Karena dokumen sah, KPU Solo pun merestui Jokowi maju di Pemilihan Wali Kota Solo 2005.

Pemilihan Umum Wali Kota Surakarta 2005

Pemilihan Umum Wali Kota Surakarta 2005 menjadi tonggak penting dalam sejarah politik lokal Kota Solo. Pemilihan kepala daerah yang digelar secara langsung ini diselenggarakan pada 27 Juni 2005 dan diikuti oleh empat pasangan calon yang mewakili berbagai kekuatan politik.
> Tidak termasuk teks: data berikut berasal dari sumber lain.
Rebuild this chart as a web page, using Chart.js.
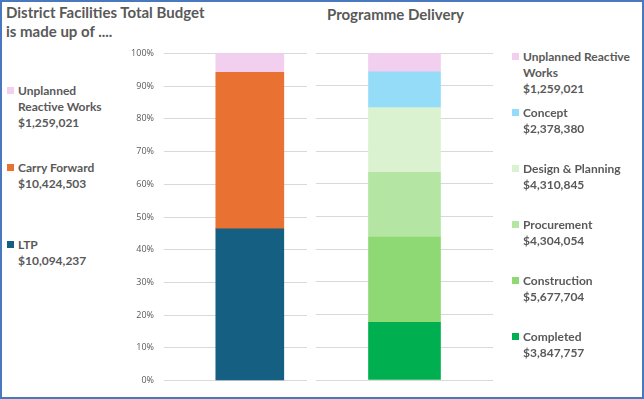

Pasangan Joko Widodo dan F.X. Hadi Rudyatmo, yang diusung oleh Partai Demokrasi Indonesia Perjuangan (PDIP), keluar sebagai pemenang dalam kontestasi tersebut. Kemenangan ini menjadi awal dari karier politik nasional Jokowi yang kemudian menjabat sebagai Gubernur DKI Jakarta dan akhirnya Presiden Republik Indonesia.
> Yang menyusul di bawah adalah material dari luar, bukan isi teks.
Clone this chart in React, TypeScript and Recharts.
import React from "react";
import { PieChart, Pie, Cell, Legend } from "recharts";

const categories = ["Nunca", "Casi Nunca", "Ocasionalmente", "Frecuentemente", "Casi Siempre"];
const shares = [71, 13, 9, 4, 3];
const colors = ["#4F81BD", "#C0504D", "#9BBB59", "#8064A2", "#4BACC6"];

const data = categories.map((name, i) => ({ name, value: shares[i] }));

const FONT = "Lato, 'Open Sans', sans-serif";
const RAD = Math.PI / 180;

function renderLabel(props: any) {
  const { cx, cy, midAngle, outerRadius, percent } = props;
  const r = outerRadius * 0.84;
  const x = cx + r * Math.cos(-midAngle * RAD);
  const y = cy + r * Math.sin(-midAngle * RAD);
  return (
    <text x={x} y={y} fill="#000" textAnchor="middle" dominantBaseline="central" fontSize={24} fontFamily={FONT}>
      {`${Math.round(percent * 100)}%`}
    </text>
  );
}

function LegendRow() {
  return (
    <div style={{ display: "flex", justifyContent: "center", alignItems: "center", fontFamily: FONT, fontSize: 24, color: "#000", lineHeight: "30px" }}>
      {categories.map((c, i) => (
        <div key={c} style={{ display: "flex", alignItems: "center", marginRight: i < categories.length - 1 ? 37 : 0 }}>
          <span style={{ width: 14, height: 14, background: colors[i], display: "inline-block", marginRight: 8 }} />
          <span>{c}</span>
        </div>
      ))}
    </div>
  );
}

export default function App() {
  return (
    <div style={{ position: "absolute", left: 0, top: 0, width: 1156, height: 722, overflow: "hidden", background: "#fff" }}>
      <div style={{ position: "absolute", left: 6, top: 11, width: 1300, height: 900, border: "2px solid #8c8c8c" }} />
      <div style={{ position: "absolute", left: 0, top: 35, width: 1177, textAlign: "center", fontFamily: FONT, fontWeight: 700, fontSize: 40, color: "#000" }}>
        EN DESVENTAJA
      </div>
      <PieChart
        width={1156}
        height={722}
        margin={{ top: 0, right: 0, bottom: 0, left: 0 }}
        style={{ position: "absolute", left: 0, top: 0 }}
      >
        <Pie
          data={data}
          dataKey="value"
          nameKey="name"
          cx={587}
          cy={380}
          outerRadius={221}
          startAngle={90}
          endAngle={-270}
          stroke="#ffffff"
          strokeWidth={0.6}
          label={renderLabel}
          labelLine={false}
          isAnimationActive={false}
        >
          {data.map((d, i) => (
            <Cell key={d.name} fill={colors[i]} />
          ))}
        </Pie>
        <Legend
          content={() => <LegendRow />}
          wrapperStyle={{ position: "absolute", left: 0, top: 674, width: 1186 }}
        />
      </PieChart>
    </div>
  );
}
Selain pasangan Jokowi-Rudy, pilwalkot ini juga diikuti oleh:

  • Achmad Purnomo dan Istar Yuliadi, yang diusung Partai Amanat Nasional (PAN).
  • Hardono dan Dipokusumo, yang diusung koalisi Partai Golkar, Partai Demokrat, dan Partai Keadilan Sejahtera (PKS).
  • Slamet Suryanto dan Hengky Nartosabdo, diusung oleh koalisi 14 partai kecil. Slamet merupakan mantan Wali Kota Surakarta periode sebelumnya.
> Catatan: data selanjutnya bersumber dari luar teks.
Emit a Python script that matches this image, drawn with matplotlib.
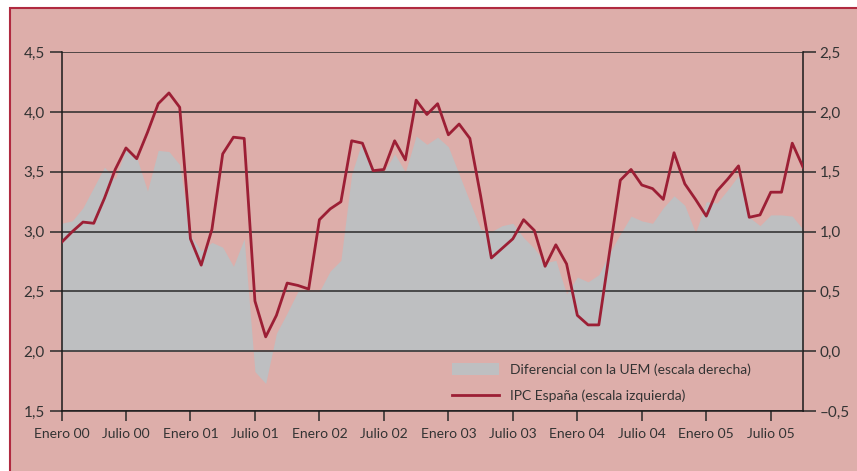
import matplotlib.pyplot as plt
from matplotlib.patches import Rectangle, Patch
from matplotlib.lines import Line2D
from matplotlib.ticker import FuncFormatter

plt.rcParams['font.family'] = ['Lato', 'DejaVu Sans']

# monthly, Enero 00 .. Octubre 05
ipc = [2.91, 3.00, 3.08, 3.07, 3.28, 3.52, 3.70, 3.61, 3.83, 4.07, 4.16, 4.04,
       2.94, 2.72, 3.02, 3.65, 3.79, 3.78, 2.42, 2.12, 2.30, 2.57, 2.55, 2.52,
       3.10, 3.19, 3.25, 3.76, 3.74, 3.51, 3.52, 3.76, 3.60, 4.10, 3.98, 4.07,
       3.81, 3.90, 3.78, 3.30, 2.78, 2.86, 2.94, 3.10, 3.01, 2.71, 2.89, 2.73,
       2.30, 2.22, 2.22, 2.83, 3.43, 3.52, 3.39, 3.36, 3.27, 3.66, 3.40, 3.27,
       3.13, 3.34, 3.44, 3.55, 3.12, 3.14, 3.33, 3.33, 3.74, 3.54]
diferencial = [1.07, 1.09, 1.20, 1.37, 1.54, 1.44, 1.69, 1.62, 1.34, 1.68, 1.67, 1.56,
               0.97, 0.84, 0.91, 0.87, 0.71, 0.94, -0.17, -0.27, 0.15, 0.32, 0.50, 0.50,
               0.50, 0.67, 0.76, 1.48, 1.76, 1.50, 1.50, 1.65, 1.50, 1.80, 1.73, 1.79,
               1.71, 1.48, 1.25, 1.02, 1.00, 1.05, 1.07, 0.95, 0.86, 0.74, 0.76, 0.48,
               0.62, 0.58, 0.64, 0.82, 0.98, 1.13, 1.09, 1.07, 1.20, 1.30, 1.22, 0.99,
               1.25, 1.24, 1.35, 1.47, 1.12, 1.05, 1.14, 1.14, 1.13, 1.02]
meses = list(range(len(ipc)))
etiquetas = ['Enero 00', 'Julio 00', 'Enero 01', 'Julio 01', 'Enero 02', 'Julio 02',
             'Enero 03', 'Julio 03', 'Enero 04', 'Julio 04', 'Enero 05', 'Julio 05']
pos_etiquetas = [6 * i for i in range(len(etiquetas))]

rosa = '#ddaeaa'
rojo = '#9c1f35'
gris = '#bebfc1'
texto = '#333333'

fig = plt.figure(figsize=(8.57, 4.71), dpi=100)
fig.patch.set_facecolor('white')
fig.patches.append(Rectangle((10 / 857, -0.1), 1.2, 0.1 + 1 - 8 / 471,
                             transform=fig.transFigure, facecolor=rosa,
                             edgecolor='#b02a40', linewidth=1.5, zorder=-10))

ax = fig.add_axes([61.5 / 857, 1 - 411 / 471, (803 - 61.5) / 857, (411 - 52.3) / 471])
ax2 = ax.twinx()
ax2.set_zorder(1)
ax.set_zorder(2)
ax.patch.set_visible(False)
ax2.patch.set_visible(False)

ax2.fill_between(meses, 0, diferencial, color=gris, linewidth=0)
ax.plot(meses, ipc, color=rojo, linewidth=2.0, zorder=3)

ax.set_xlim(0, len(ipc) - 1)
ax.set_ylim(1.5, 4.5)
ax2.set_ylim(-0.5, 2.5)
ax.set_yticks([1.5, 2.0, 2.5, 3.0, 3.5, 4.0, 4.5])
ax2.set_yticks([-0.5, 0.0, 0.5, 1.0, 1.5, 2.0, 2.5])
coma = FuncFormatter(lambda v, p: ('%.1f' % v).replace('.', ',').replace('-', '\u2013'))
ax.yaxis.set_major_formatter(coma)
ax2.yaxis.set_major_formatter(coma)
ax.set_xticks(pos_etiquetas)
ax.set_xticklabels(etiquetas)

ax.set_axisbelow(True)
ax.yaxis.grid(True, color='#2a2a2a', linewidth=1.1)
ax.xaxis.grid(False)

for a in (ax, ax2):
    for s in a.spines.values():
        s.set_visible(False)
ax.spines['left'].set_visible(True)
ax.spines['bottom'].set_visible(True)
ax2.spines['right'].set_visible(True)
for s in (ax.spines['left'], ax.spines['bottom'], ax2.spines['right']):
    s.set_color('#1a1a1a')
    s.set_linewidth(1.1)

ax.tick_params(axis='y', direction='out', length=9, width=1.1, color='#2a2a2a',
               labelsize=11, labelcolor=texto, pad=3)
ax2.tick_params(axis='y', direction='out', length=9, width=1.1, color='#2a2a2a',
                labelsize=11, labelcolor=texto, pad=3)
ax.tick_params(axis='x', direction='out', length=7, width=1.1, color='#2a2a2a',
               labelsize=10, labelcolor=texto, pad=5)

handles = [Patch(facecolor=gris, edgecolor='none'),
           Line2D([], [], color=rojo, linewidth=2.0)]
ax.legend(handles, ['Diferencial con la UEM (escala derecha)', 'IPC España (escala izquierda)'],
          loc='lower left', bbox_to_anchor=(0.51, -0.01), frameon=False,
          fontsize=10, handlelength=3.4, handleheight=0.9, handletextpad=0.8,
          labelspacing=1.0, labelcolor=texto)

fig.savefig('out.png', dpi=100)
Partisipasi Tinggi, Namun Suara Rusak dan Golput Dominan

Tingkat partisipasi pemilih dalam Pilwalkot Surakarta 2005 tercatat sebesar 72,32 persen, angka yang cukup tinggi dalam konteks pemilu daerah. Namun menariknya, jumlah suara rusak dan golput justru melebihi jumlah suara yang diperoleh pasangan pemenang, Joko Widodo – F.X. Hadi Rudyatmo.

Fakta ini sempat menjadi catatan tersendiri dalam evaluasi pemilihan kala itu, meskipun tidak menghalangi penetapan hasil secara sah. Kemenangan Jokowi dalam Pilwalkot 2005 menjadi momentum penting yang mengangkatnya dari seorang pengusaha mebel menjadi figur publik dengan elektabilitas tinggi. Gaya kepemimpinan populis dan pendekatan langsung kepada warga menjadi ciri khas kepemimpinannya di Solo, yang kemudian berlanjut di Jakarta dan nasional.